Author: Jules Gray
7 May 2013
Widely regarded as the template for any modern societies legal system, the UK has in recent years become the destination in which many of the world’s rich and powerful come to challenge all manner of criticism that could prove damaging to their reputations.
Justice Secretary Chris Grayling recently described the UK as the best destination in the world for litigation, highlighting the relative low cost and speed of litigation disputes, as well as the industry’s success in exporting services abroad. Grayling also suggested that the Indian legal market could be worth as much as £350m to the UK alone.
London in particular has enjoyed a growing number of legal disputes being based in its courts, especially in the financial services industry. Alan Mak, a lawyer at leading firm Clifford Chance, recently told The Guardian: “London is already a global financial centre, but it is increasingly becoming a legal centre and a centre for dispute resolution. It’s where some of the world’s most successful law firms are based.

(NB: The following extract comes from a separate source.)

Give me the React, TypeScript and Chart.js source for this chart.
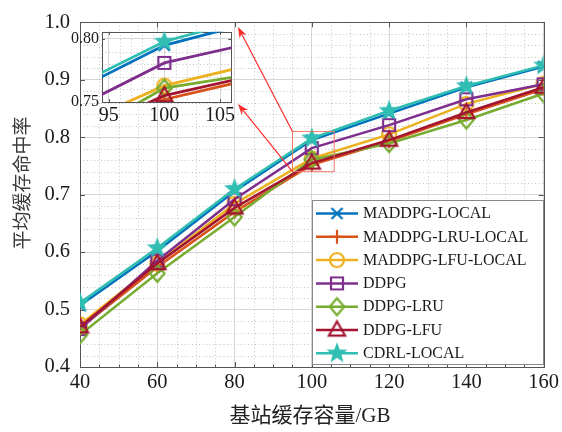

The world is coming to London because it’s a global financial centre, while the British legal profession is taking English law to the world.”
One aspect of English law that has proved particularly popular with businesses from overseas is ‘Libel tourism’. It has become a key component of the legal industry; with anyone from Russian oligarchs to large corporations using the English courts to challenge journalists, academics, and others who have dared to challenge the way they operate, despite having tenuous connections to the UK.
Britain’s leading law firms have seen considerable business generated by actions taken out in English courts to silence criticism, but new regulations passed in April could see a lot of this business move elsewhere. After four years of campaigning, the Libel Reform Campaign has successfully persuaded politicians in Westminster to amend the legal framework to create a level playing field in the courts.
These changes came about after a number of academics, including science writer Simon Singh, were sued for libel by organisations for criticisms of their activities. Singh, for example, was sued in 2008 by the British Chiropractic Association for criticisms in a column for The Guardian newspaper. The organisation chose not to sue the Guardian, but Singh himself, meaning that he would have to bare legal costs that reached £500,000 – an eye-watering sum for anyone on a journalist’s salary. After support from both the Guardian and a number of other campaigners, Singh won his case and went on to help found the Libel Reform Campaign that proposed the rule changes.
After wide political support, the new regulations were passed, despite amendments proposed by Labour peer Lord Puttnam and former Solicitor General for England and Wales Sir Edward Garnier MP. Garnier, who is himself a successful libel lawyer, wanted to remove part of the new regulations that would make companies suing for libel prove that they had suffered actual financial harm. His proposals were rejected, however, and the laws passed. Although the campaigners have celebrated these changes, some feel that they won’t go far enough. Singh’s solicitor in his fight against the British Chiropractic Association, Robert Dougans, told science journal Nature: “Frankly, I cannot see this having made any difference in any case I have been involved in, and I wish an opportunity had been taken to re-think defamation law ab initio.”
Despite these reservations, the new regulations are likely to mean the industry will likely see a decline in cases brought by large corporations against journalists. However, there is still a part of the UK that could be used for such legal actions. The reforms were rejected by Northern Ireland’s parliament, meaning the centre of libel tourism could shift from London to Belfast.
These rule changes could also prove significant for business, and not necessarily in a bad way. Companies should welcome this new level playing field in the courts. While it will obviously be harder to challenge their critics, increased scrutiny inevitably means more transparency and, hopefully, better performance. They should embrace this new era of transparency, and put an end to the intimidation tactics used to suppress any form of criticism levelled at them.